BUDGETARY IMPLICATIONS: there is no impact on commitment appropriations since no modification is proposed to the maximum amounts of ESF financing provided for in the Operational Programmes for the programming period 2007‑2013.

Where Member States decide to make use of the option to request 100% reimbursements during 2009 and 2010 there will be an impact on payment appropriations. The analysis of the Member States' payment forecasts and the payment appropriations available in the budget for 2009 and the Draft Budget for 2010 show that the maximum additional payment appropriations to be paid under the 100% reimbursement option in 2009 and 2010 for the ESF programmes would represent approximately EUR 6.6 billion. This will be compensated by a reduced need for payment appropriations later in the programming period.

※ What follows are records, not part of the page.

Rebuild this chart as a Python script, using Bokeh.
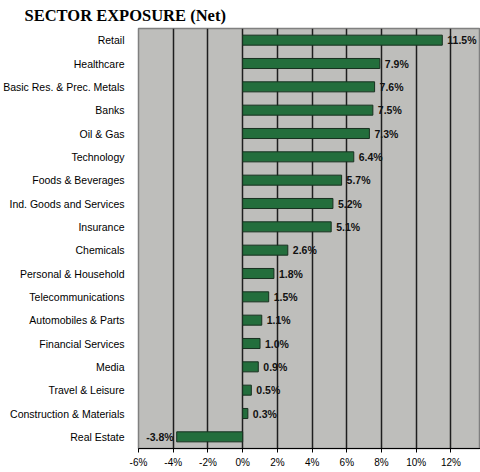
from bokeh.plotting import figure
from bokeh.models import ColumnDataSource, FixedTicker, PrintfTickFormatter, Range1d, FactorRange
from bokeh.core.properties import value
from bokeh.embed import file_html
from bokeh.resources import INLINE

sectors = ["Retail", "Healthcare", "Basic Res. & Prec. Metals", "Banks", "Oil & Gas",
           "Technology", "Foods & Beverages", "Ind. Goods and Services", "Insurance",
           "Chemicals", "Personal & Household", "Telecommunications", "Automobiles & Parts",
           "Financial Services", "Media", "Travel & Leisure", "Construction & Materials",
           "Real Estate"]
exposure = [11.5, 7.9, 7.6, 7.5, 7.3, 6.4, 5.7, 5.2, 5.1, 2.6, 1.8, 1.5, 1.1, 1.0, 0.9, 0.5, 0.3, -3.8]
x_ticks = [-6, -4, -2, 0, 2, 4, 6, 8, 10, 12]

labels = [f"{v:.1f}%" for v in exposure]
aligns = ["left" if v >= 0 else "right" for v in exposure]
offs = [5 if v >= 0 else -3 for v in exposure]

src = ColumnDataSource(dict(sector=sectors, val=exposure, lab=labels, al=aligns, off=offs))

p = figure(width=480, height=472, output_backend="svg", toolbar_location=None,
           y_range=FactorRange(factors=list(reversed(sectors)), range_padding=0),
           x_range=Range1d(-6.0, 13.7),
           min_border_left=133, min_border_right=0, min_border_top=10, min_border_bottom=24)

p.title.text = "SECTOR EXPOSURE (Net)"
p.title.text_font = "Liberation Serif"
p.title.text_font_style = "bold"
p.title.text_font_size = "16.5px"
p.title.text_color = "black"
p.title.align = "left"
p.title.offset = -114
p.title.standoff = 7

p.background_fill_color = "#bebebb"
p.border_fill_color = "white"
p.outline_line_color = "#808080"
p.outline_line_width = 1.5

p.hbar(y="sector", right="val", left=0, height=0.43, source=src,
       fill_color="#236e3c", line_color="#17301f", line_width=1)

p.text(x="val", y="sector", text="lab", source=src, text_align="al", x_offset="off",
       text_baseline="middle", text_font=value("Liberation Sans"), text_font_style="bold",
       text_font_size="10.5px", text_color="#111111")

p.xgrid.ticker = FixedTicker(ticks=x_ticks)
p.xgrid.grid_line_color = "#1e1e1e"
p.xgrid.grid_line_width = 1.5
p.ygrid.grid_line_color = None

p.xaxis.ticker = FixedTicker(ticks=x_ticks)
p.xaxis.formatter = PrintfTickFormatter(format="%d%%")
p.xaxis.axis_line_color = "black"
p.xaxis.major_tick_line_color = "black"
p.xaxis.major_tick_out = 4
p.xaxis.major_tick_in = 0
p.xaxis.minor_tick_line_color = None
p.xaxis.major_label_text_font = "Liberation Sans"
p.xaxis.major_label_text_font_size = "10px"
p.xaxis.major_label_text_color = "black"
p.xaxis.major_label_standoff = 4

p.yaxis.axis_line_color = None
p.yaxis.major_tick_line_color = None
p.yaxis.minor_tick_line_color = None
p.yaxis.major_label_text_font = "Liberation Sans"
p.yaxis.major_label_text_font_size = "10.5px"
p.yaxis.major_label_text_color = "black"
p.yaxis.major_label_standoff = 8

open("out.html", "w").write(file_html(p, INLINE))
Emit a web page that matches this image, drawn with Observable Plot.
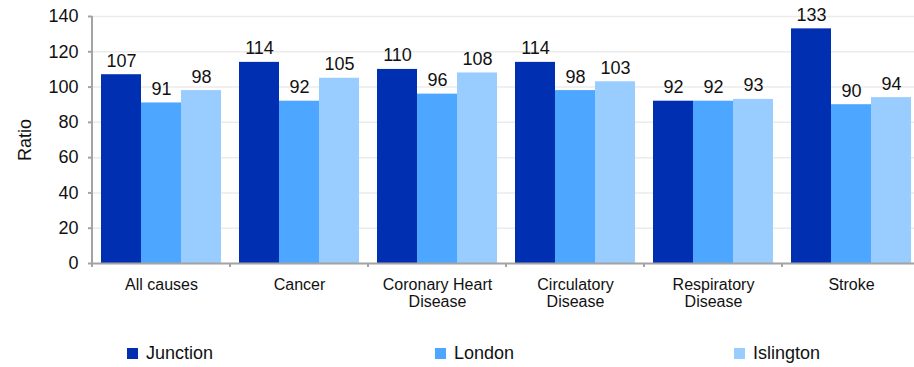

The Commission will set up a monitoring tool to supervise closely the consumption of the additional credits for the European Social Fund. For the payment claims submitted as of 1 January 2011, the regular co‑financing rate agreed in the programme decision will apply. The Commission believes that the proposed measures to simplify the implementation may significantly increase the pace of expenditure on the ground and consequently accelerate the submission of interim payments to the Commission.